Why Big Banks (and Some Odd Allies) Oppose a Plan to Protect Banks


An unlikely coalition of banks, community groups and racial justice advocates is urging federal regulators to rethink the plan they proposed in July to update rules governing how U.S. banks protect themselves against potential losses.

Regulators are calling for an increase in the amount of capital — cash-like assets — that banks have to hold to tide them over in an emergency to avoid needing a taxpayer-funded bailout like the one in the 2008 financial crisis. The demise of three midsize banks and a fourth smaller one last year, under pressure from rising interest rates and losses from cryptocurrency businesses, bolstered regulators’ views that additional capital is necessary. Financial regulators around the world, including in the European Union and Britain, are adopting similar standards.

Banks have long complained that holding too much capital forces them to be less competitive and restrict lending, which could hurt economic growth. What’s interesting about the latest proposal is that groups that don’t traditionally align themselves with banks are joining in the criticism. They include pension funds, green energy groups and others worried about the economic ramifications.

“This is the biblical dynamic: Capital goes up, banks yell,” said Isaac Boltansky, an analyst at the brokerage firm BTIG. “But this time is a little bit different.”

On Tuesday, the last day of the monthslong period when members of the public could provide feedback to regulators about the proposal, bank lobbyists made a fresh push to get it scrapped. While there’s no indication that regulators will fully withdraw the proposal, the barrage of complaints about it is likely to force them to make big changes before it becomes final.

The Federal Reserve, the Federal Deposit Insurance Corporation and the Office of the Comptroller of the Currency — the agencies that will determine the final rules — want to synchronize U.S. standards with those developed by the international Basel Committee on Banking Supervision. The committee doesn’t have direct regulatory authority, but regulators follow its guidelines in the hope that agreement about how much capital that big banks around the world should hold will help avert a crisis.

The new capital rules would apply only to institutions with $100 billion or more in assets — including 37 holding companies for U.S. and foreign banks. Some of the rules are even more narrowly tailored to institutions so big that regulators consider them systemically important. Regulators and financial industry participants call the rules “Basel III endgame” because they are the U.S. government’s attempt to carry out a 2017 proposal by the Basel committee called Basel III.

If some version of the proposed U.S. plan is completed this year, the rules will take effect in July 2025 and be fully operational by 2028.

Banks have long griped about having to hold more capital to offset the risks posed by loans, trading operations and other day-to-day activities. They also oppose the latest 1,087-page plan. The industry’s efforts to scuttle the proposal have included websites such as americanscantaffordit.com and stopbaselendgame.com, a constant stream of research papers detailing the plan’s failings, influence campaigns on Capitol Hill, and even threats to sue the regulators.

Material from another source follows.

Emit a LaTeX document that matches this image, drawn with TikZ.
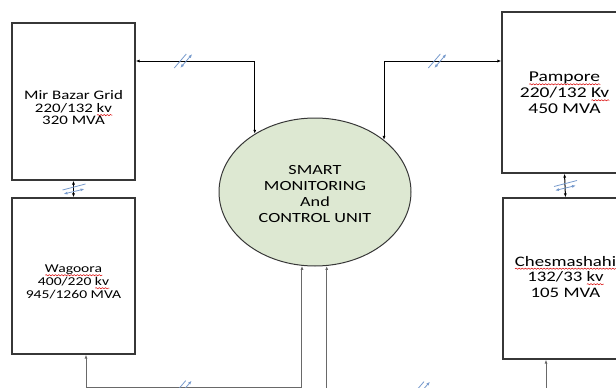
\documentclass[tikz,border=0pt]{standalone}
\usepackage{graphicx}
\usepackage{fontspec}
\setmainfont{Carlito}
\usetikzlibrary{shapes.geometric,arrows.meta,decorations.pathmorphing}

\definecolor{boxgray}{RGB}{55,55,55}
\definecolor{feedgray}{RGB}{105,105,105}
\definecolor{unitgreen}{RGB}{221,232,210}
\definecolor{breakblue}{RGB}{120,155,205}

% stretched block of centred lines: {xscale}{size}{skip}{lines}
\newcommand{\boxtext}[4]{\scalebox{#1}[1]{\fontsize{#2}{#3}\selectfont\begin{tabular}{@{}c@{}}#4\end{tabular}}}
% spell-check underline
\newsavebox{\sqbox}
\newcommand{\sq}[1]{\sbox{\sqbox}{#1}\rlap{\raisebox{-2.6pt}{\tikz[baseline=0pt, x=1pt, y=1pt]
    \draw[red!85!black, line width=0.45pt, decorate, decoration={snake, amplitude=0.6pt, segment length=2.4pt}]
    (0,0) -- (\wd\sqbox,0);}}\usebox{\sqbox}}

\begin{document}
\begin{tikzpicture}[
    x=1pt, y=-1pt,
    station/.style={draw=boxgray, line width=1.2pt, rectangle, minimum width=123pt, inner sep=0pt},
    unit/.style={draw=boxgray, line width=1pt, ellipse, fill=unitgreen, minimum width=192pt, minimum height=148pt, inner sep=0pt},
    link/.style={{Latex[length=4pt,width=3pt]}-{Latex[length=4pt,width=3pt]}, line width=1pt},
    feed/.style={link, draw=feedgray},
    brk/.pic={\draw[breakblue, line width=0.8pt] (-9,7) -- (3,-7) (-3,7) -- (9,-7);},
    brkflat/.pic={\draw[breakblue, line width=0.8pt] (-11,1) -- (12,-5) (-10,5) -- (11,0);}
    ]

    \useasboundingbox (0,0) rectangle (616,388);
    \clip (0,0) rectangle (616,388);

    \node[station, minimum height=157pt,
          label={[name=mirtext, yshift=-8pt]center:{\boxtext{1.3}{13}{12}{Mir Bazar Grid\\220/132 \sq{kv}\\320 MVA}}}]
          (mir) at (73.5,101.5) {};
    \node[station, minimum height=156pt,
          label={[name=wagtext, yshift=-7pt]center:{\boxtext{1.3}{12}{13}{\sq{Wagoora}\\400/220 \sq{kv}\\945/1260 MVA}}}]
          (wag) at (73.5,276) {};
    \node[station, minimum width=125pt, minimum height=161pt,
          label={[name=pamtext, yshift=-2pt]center:{\boxtext{1.3}{15}{16}{\sq{Pampore}\\220/132 \sq{Kv}\\450 MVA}}}]
          (pam) at (564.5,92.5) {};
    \node[station, minimum width=125pt, minimum height=161pt,
          label={[name=chestext]center:{\boxtext{1.3}{14.5}{15.5}{\sq{Chesmashahi}\\132/33 \sq{kv}\\105 MVA}}}]
          (ches) at (565.5,278.5) {};
    \node[unit,
          label={[name=smctext, yshift=-3pt]center:{\boxtext{1.3}{14}{16}{SMART\\MONITORING\\And\\CONTROL UNIT}}}]
          (smc) at (315,192) {};

    \draw[link] ([yshift=40.5]mir.east) -| pic[pos=0.2]{brk} (smc.136);
    \draw[link] (smc.37.4) |- pic[pos=0.727]{brk} ([yshift=31.5]pam.west);
    \draw[link] (mir.south) -- pic{brkflat} (wag.north);
    \draw[link] (pam.south) -- pic{brkflat} (ches.north);
    \draw[feed] ([xshift=12.5]wag.south) -- ++(0,33) -| pic[pos=0.224]{brk} (smc.260.7);
    \draw[feed] ([xshift=-19.5]ches.south) -- ++(0,29) -| pic[pos=0.285]{brk} (smc.279.3);

\end{tikzpicture}
\end{document}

On Tuesday, two lobbying groups, the American Bankers Association and the Bank Policy Institute, filed a comment letter, more than 300 pages long, enumerating the ways the proposed rules could push lending activity into the shadow banking industry, reduce market liquidity and cause “a significant, permanent reduction in G.D.P. and employment.”

Banks are particularly peeved by a proposal for guarding against risks posed by mortgage lending. The option — it is one of several laid out in the plan but has attracted the heaviest focus — would force them to pay more attention to the characteristics of each loan and in some cases assign the loans a much higher risk score than they currently do.

They say the rule could cause them to stop lending to borrowers they don’t consider safe enough. That could hurt first-time home buyers and those without steady banking relationships, including Black Americans, who regularly face racism from the banking business.

Banks also say the rules would make it tough for private companies to get loans by forcing banks to consider them riskier borrowers than public companies, which have to disclose more financial information. Banks say many private companies are just as safe as some public companies, or safer, even if they don’t have to meet the same financial reporting requirements.